Surely if the person believes that closing the valve will solve the problem, then to close the valve in order to solve the problem they are not acting like an idiot. Indeed, not to close the valve in such circumstances would be acting like an idiot.
Are you suggesting that they appear to others to be acting like an idiot rather than actually acting like an idiot?
Just wondering as this would appear to be key to the article.
Thanks for catching this. Yes, I meant that to other people who were unaware of that person’s belief, the person would appear to be acting like an idiot. However, given what that person believes, the action would be perfectly reasonable (though erroneous).
Thanks, an interesting article.
It reads as though each of the three reasons are based on the subject. Are there cases where the root of the error is contextual, and would these be considered differently? For example, closing that particular valve has consistently worked in the past, but a change in the environment prevents it working this time. I guess you could classify this as a case of ‘error’, but I wondered if errors in belief (internal) and errors in environment (external) would be considered differently?

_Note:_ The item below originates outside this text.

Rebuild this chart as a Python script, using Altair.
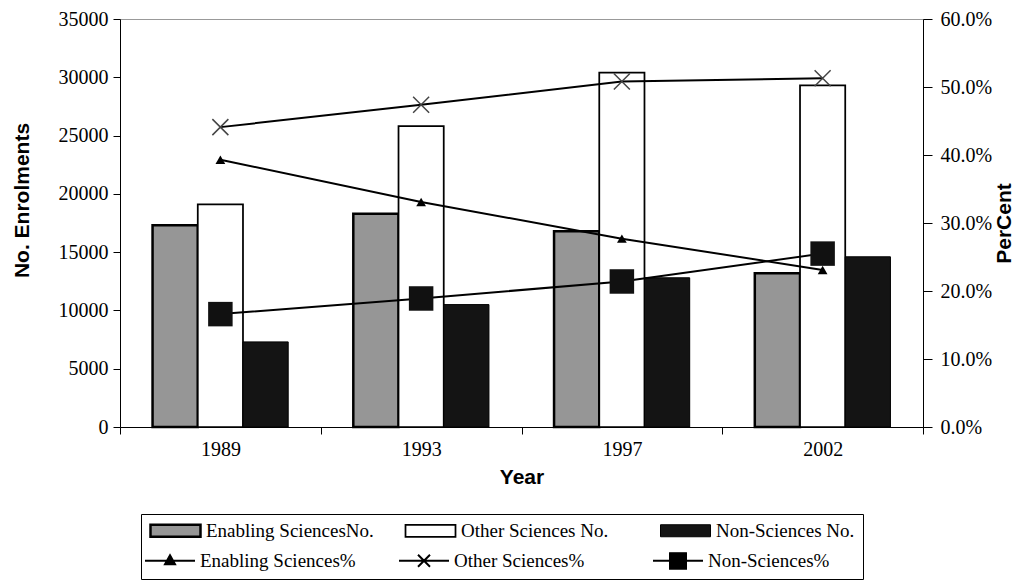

Good point. There are quite a few formal and informal taxonomies of error in the error literature and the disaster literature, as well as models (as opposed to taxonomies), and I’m pretty sure that your point is addressed in at least one of those. If you feel like having a look through them, they’re interesting, but typically complex, which is why I blogged about this three level model, as something which is very simple, but very powerful considering its size.